--- start Given data ---

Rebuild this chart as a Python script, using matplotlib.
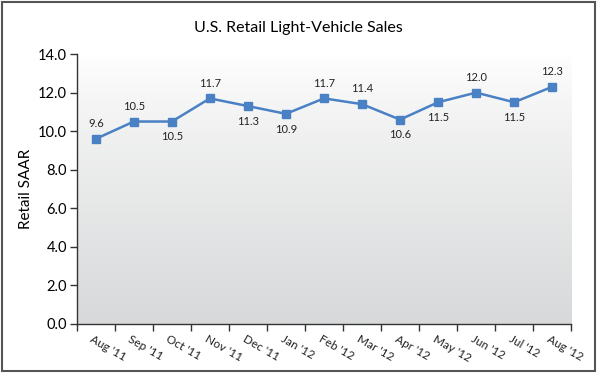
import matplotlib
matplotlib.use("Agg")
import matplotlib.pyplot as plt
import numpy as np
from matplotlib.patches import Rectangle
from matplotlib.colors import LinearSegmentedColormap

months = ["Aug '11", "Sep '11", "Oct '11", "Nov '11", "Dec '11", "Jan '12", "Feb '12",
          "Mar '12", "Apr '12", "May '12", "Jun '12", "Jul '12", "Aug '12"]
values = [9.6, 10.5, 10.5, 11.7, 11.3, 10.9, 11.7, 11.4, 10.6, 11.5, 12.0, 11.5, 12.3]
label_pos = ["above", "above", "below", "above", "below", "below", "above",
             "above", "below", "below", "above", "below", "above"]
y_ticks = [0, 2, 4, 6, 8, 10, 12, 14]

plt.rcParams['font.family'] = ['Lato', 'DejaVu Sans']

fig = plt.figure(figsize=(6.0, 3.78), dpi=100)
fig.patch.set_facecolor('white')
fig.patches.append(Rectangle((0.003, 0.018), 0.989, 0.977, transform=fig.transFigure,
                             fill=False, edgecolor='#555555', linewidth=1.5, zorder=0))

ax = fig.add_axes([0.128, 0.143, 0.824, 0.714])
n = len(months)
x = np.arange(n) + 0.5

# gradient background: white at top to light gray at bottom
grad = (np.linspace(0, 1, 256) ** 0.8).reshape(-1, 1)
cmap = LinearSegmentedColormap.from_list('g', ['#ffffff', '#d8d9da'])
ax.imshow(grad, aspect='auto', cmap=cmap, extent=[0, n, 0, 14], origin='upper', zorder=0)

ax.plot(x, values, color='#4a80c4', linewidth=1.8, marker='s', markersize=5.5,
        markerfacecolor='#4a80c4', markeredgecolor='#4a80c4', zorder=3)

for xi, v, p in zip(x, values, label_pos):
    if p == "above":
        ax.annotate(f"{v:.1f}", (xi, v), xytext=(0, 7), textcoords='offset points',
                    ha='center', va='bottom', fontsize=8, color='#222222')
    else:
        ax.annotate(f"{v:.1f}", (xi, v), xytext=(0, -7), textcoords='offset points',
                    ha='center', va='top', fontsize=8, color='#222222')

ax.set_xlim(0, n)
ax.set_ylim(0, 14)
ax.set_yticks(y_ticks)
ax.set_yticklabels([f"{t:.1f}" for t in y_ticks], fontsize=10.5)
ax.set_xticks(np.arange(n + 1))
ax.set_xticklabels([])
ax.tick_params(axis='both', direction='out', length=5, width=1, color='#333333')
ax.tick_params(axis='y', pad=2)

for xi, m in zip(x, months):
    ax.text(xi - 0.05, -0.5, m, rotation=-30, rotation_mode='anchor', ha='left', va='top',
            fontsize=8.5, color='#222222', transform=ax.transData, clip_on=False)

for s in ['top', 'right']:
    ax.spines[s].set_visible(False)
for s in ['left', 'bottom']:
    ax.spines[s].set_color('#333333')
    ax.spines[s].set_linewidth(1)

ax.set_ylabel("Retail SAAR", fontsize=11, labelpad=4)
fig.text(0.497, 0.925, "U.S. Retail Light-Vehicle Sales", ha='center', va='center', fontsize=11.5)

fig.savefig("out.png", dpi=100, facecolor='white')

--- end Given data ---
--- start Given data ---

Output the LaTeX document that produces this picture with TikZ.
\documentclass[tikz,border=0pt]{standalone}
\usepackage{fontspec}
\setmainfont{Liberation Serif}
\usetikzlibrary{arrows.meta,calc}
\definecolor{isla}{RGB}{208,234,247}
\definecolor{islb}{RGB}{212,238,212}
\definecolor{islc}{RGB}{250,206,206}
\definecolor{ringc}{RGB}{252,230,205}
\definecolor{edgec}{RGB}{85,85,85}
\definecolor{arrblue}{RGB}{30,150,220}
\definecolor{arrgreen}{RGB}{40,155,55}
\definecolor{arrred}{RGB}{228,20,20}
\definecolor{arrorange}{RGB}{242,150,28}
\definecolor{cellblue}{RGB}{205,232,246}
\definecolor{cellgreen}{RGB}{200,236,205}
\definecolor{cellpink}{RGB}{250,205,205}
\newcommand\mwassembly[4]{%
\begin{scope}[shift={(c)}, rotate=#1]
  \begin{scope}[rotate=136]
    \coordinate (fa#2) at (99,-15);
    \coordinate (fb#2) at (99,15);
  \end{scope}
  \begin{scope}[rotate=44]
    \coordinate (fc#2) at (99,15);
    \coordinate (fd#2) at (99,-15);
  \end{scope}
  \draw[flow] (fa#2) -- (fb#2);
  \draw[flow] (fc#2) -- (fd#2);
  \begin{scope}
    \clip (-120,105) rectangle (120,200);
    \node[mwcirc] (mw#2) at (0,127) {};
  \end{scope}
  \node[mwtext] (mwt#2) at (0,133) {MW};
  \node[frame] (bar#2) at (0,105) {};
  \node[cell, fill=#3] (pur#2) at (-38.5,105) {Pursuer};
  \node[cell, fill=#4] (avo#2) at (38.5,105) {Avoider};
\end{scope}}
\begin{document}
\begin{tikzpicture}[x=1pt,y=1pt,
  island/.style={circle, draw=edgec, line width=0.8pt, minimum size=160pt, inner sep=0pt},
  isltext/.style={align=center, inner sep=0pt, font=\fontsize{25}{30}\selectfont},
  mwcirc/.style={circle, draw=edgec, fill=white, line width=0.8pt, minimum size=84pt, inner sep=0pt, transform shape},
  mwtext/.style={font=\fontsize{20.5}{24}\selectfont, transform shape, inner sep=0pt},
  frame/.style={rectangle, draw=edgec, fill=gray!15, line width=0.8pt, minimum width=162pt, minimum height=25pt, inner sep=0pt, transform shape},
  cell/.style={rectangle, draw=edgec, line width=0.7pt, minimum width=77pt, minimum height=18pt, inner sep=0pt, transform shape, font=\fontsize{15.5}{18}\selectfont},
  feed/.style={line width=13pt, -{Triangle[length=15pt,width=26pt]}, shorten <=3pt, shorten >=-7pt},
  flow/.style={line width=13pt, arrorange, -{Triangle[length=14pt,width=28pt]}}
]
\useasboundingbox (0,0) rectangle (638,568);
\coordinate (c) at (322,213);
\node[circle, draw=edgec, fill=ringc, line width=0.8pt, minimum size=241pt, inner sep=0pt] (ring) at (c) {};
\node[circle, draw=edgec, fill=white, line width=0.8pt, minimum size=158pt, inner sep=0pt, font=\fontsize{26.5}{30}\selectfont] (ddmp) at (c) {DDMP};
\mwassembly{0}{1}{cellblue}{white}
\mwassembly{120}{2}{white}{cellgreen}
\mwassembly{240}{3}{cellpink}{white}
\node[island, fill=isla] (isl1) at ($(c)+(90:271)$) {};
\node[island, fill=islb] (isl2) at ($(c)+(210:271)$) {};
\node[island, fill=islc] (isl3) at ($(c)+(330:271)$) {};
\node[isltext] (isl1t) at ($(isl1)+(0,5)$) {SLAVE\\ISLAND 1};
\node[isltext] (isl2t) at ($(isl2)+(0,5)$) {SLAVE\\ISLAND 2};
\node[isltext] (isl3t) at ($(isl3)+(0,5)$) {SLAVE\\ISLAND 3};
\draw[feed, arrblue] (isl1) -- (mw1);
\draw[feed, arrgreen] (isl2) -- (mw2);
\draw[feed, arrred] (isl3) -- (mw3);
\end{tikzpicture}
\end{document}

--- end Given data ---
--- start Given data ---

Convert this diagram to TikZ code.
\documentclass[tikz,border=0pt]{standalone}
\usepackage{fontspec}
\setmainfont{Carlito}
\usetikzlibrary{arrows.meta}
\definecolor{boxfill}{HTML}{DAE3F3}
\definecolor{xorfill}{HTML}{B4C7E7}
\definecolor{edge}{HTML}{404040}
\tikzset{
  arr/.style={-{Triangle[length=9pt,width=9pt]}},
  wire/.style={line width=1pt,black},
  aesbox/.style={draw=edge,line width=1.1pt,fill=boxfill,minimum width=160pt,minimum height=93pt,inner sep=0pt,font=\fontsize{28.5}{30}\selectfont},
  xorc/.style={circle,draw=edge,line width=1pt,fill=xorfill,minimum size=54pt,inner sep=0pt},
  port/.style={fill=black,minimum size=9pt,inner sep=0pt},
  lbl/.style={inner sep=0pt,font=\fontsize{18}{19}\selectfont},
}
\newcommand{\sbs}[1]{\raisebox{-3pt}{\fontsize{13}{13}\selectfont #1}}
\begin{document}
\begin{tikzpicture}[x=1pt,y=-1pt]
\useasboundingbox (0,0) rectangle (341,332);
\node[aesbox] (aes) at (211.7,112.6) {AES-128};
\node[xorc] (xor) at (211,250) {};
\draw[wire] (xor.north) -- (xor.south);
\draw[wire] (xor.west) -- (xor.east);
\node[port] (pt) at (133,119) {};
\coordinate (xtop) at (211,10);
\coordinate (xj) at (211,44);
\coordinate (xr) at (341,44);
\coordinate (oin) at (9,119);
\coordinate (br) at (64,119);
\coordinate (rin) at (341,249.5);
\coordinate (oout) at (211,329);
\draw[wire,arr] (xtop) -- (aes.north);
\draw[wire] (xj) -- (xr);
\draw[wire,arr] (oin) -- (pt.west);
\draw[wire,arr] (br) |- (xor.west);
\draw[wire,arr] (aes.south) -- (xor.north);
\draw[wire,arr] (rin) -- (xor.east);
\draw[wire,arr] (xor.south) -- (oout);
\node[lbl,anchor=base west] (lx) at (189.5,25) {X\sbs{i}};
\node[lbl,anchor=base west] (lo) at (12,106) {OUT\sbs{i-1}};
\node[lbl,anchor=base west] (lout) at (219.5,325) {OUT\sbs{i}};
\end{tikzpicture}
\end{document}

--- end Given data ---

• **Problem to work on**: From the material above, reproduce only what runs from the line holding "Rebuild this chart" down to the line holding "from matplotlib.colors import", both included, pictures excluded.

• **Right answer**:
Rebuild this chart as a Python script, using matplotlib.
import matplotlib
matplotlib.use("Agg")
import matplotlib.pyplot as plt
import numpy as np
from matplotlib.patches import Rectangle
from matplotlib.colors import LinearSegmentedColormap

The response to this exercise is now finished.